Your objective:
Can you write out all the lines word for word, with no pictures?

Data:
################
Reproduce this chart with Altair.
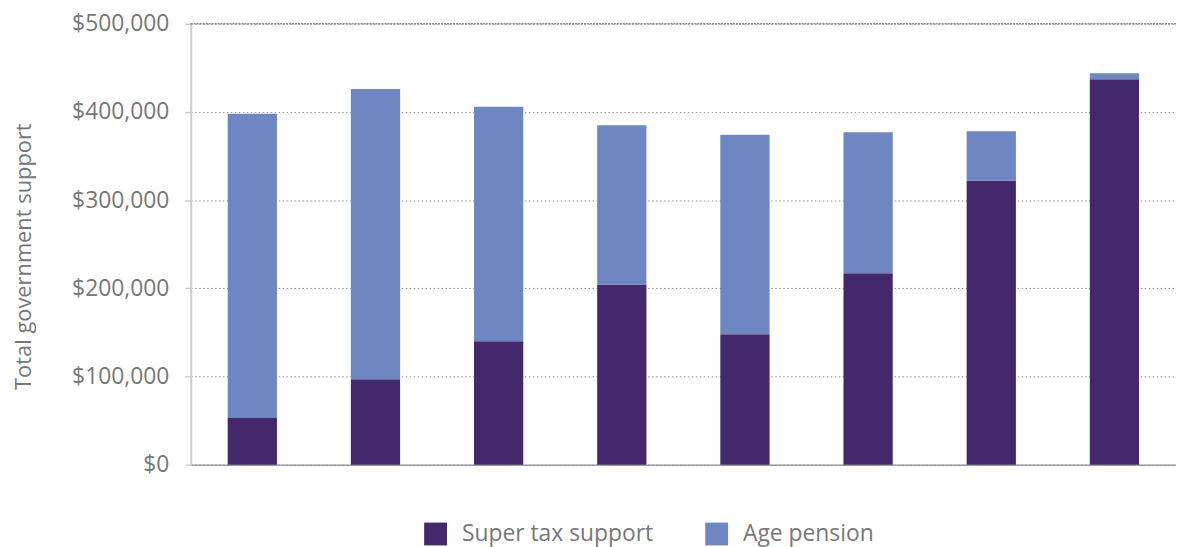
import altair as alt
import pandas as pd

categories = ["1", "2", "3", "4", "5", "6", "7", "8"]
super_tax = [53000, 97000, 140000, 204000, 148000, 217000, 322000, 437000]
age_pension = [345000, 329000, 266000, 181000, 226000, 160000, 56000, 7000]
series = ["Super tax support", "Age pension"]
colors = ["#43296B", "#6E86C2"]

rows = []
for i, c in enumerate(categories):
    rows.append({"cat": c, "series": series[0], "value": super_tax[i], "order": 0})
    rows.append({"cat": c, "series": series[1], "value": age_pension[i], "order": 1})
df = pd.DataFrame(rows)

FONT = "Open Sans"
GRAY = "#777777"

bars = alt.Chart(df).mark_bar().encode(
    x=alt.X("cat:N", sort=categories, title=None,
            scale=alt.Scale(paddingInner=0.6, paddingOuter=0.3),
            axis=alt.Axis(labels=False, ticks=False, domainColor="#999999", domainWidth=1.5)),
    y=alt.Y("value:Q", stack="zero", title="Total government support",
            scale=alt.Scale(domain=[0, 500000], nice=False),
            axis=alt.Axis(values=[0, 100000, 200000, 300000, 400000, 500000],
                          format="$,.0f", labelFontSize=23, labelColor=GRAY, labelFont=FONT,
                          labelPadding=16, tickSize=6, tickColor="#cccccc", tickWidth=1.5,
                          domainColor="#cccccc", domainWidth=2,
                          grid=True, gridDash=[1.5, 2.5], gridColor="#888888", gridWidth=1,
                          titleFontSize=22, titleColor=GRAY, titleFont=FONT, titleFontWeight="normal",
                          titlePadding=36, titleY=234)),
    color=alt.Color("series:N", scale=alt.Scale(domain=series, range=colors), title=None,
                    legend=alt.Legend(orient="none", legendX=235, legendY=502, direction="horizontal",
                                      symbolType="square", symbolSize=529, symbolStrokeWidth=0,
                                      labelFontSize=23, labelColor=GRAY, labelFont=FONT, labelLimit=0,
                                      columnPadding=52, labelOffset=15, padding=0)),
    order=alt.Order("order:Q"),
)

top = alt.Chart(pd.DataFrame({"y": [500000]})).mark_rule(color="#888888", strokeWidth=1.5, strokeDash=[2, 1]).encode(
    y="y:Q"
)

chart = alt.layer(bars, top).properties(
    width=992, height=444,
    autosize=alt.AutoSizeParams(type="none"),
    padding={"left": 184, "top": 14, "right": 0, "bottom": 81},
).configure(font=FONT).configure_view(stroke=None)

chart.save("out.html", embed_options={"renderer": "svg", "actions": False})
################
Exercise solution:
Reproduce this chart with Altair.
import altair as alt
import pandas as pd

categories = ["1", "2", "3", "4", "5", "6", "7", "8"]
super_tax = [53000, 97000, 140000, 204000, 148000, 217000, 322000, 437000]
age_pension = [345000, 329000, 266000, 181000, 226000, 160000, 56000, 7000]
series = ["Super tax support", "Age pension"]
colors = ["#43296B", "#6E86C2"]

rows = []
for i, c in enumerate(categories):
    rows.append({"cat": c, "series": series[0], "value": super_tax[i], "order": 0})
    rows.append({"cat": c, "series": series[1], "value": age_pension[i], "order": 1})
df = pd.DataFrame(rows)

FONT = "Open Sans"
GRAY = "#777777"

bars = alt.Chart(df).mark_bar().encode(
    x=alt.X("cat:N", sort=categories, title=None,
            scale=alt.Scale(paddingInner=0.6, paddingOuter=0.3),
            axis=alt.Axis(labels=False, ticks=False, domainColor="#999999", domainWidth=1.5)),
    y=alt.Y("value:Q", stack="zero", title="Total government support",
            scale=alt.Scale(domain=[0, 500000], nice=False),
            axis=alt.Axis(values=[0, 100000, 200000, 300000, 400000, 500000],
                          format="$,.0f", labelFontSize=23, labelColor=GRAY, labelFont=FONT,
                          labelPadding=16, tickSize=6, tickColor="#cccccc", tickWidth=1.5,
                          domainColor="#cccccc", domainWidth=2,
                          grid=True, gridDash=[1.5, 2.5], gridColor="#888888", gridWidth=1,
                          titleFontSize=22, titleColor=GRAY, titleFont=FONT, titleFontWeight="normal",
                          titlePadding=36, titleY=234)),
    color=alt.Color("series:N", scale=alt.Scale(domain=series, range=colors), title=None,
                    legend=alt.Legend(orient="none", legendX=235, legendY=502, direction="horizontal",
                                      symbolType="square", symbolSize=529, symbolStrokeWidth=0,
                                      labelFontSize=23, labelColor=GRAY, labelFont=FONT, labelLimit=0,
                                      columnPadding=52, labelOffset=15, padding=0)),
    order=alt.Order("order:Q"),
)

top = alt.Chart(pd.DataFrame({"y": [500000]})).mark_rule(color="#888888", strokeWidth=1.5, strokeDash=[2, 1]).encode(
    y="y:Q"
)

chart = alt.layer(bars, top).properties(
    width=992, height=444,
    autosize=alt.AutoSizeParams(type="none"),
    padding={"left": 184, "top": 14, "right": 0, "bottom": 81},
).configure(font=FONT).configure_view(stroke=None)

chart.save("out.html", embed_options={"renderer": "svg", "actions": False})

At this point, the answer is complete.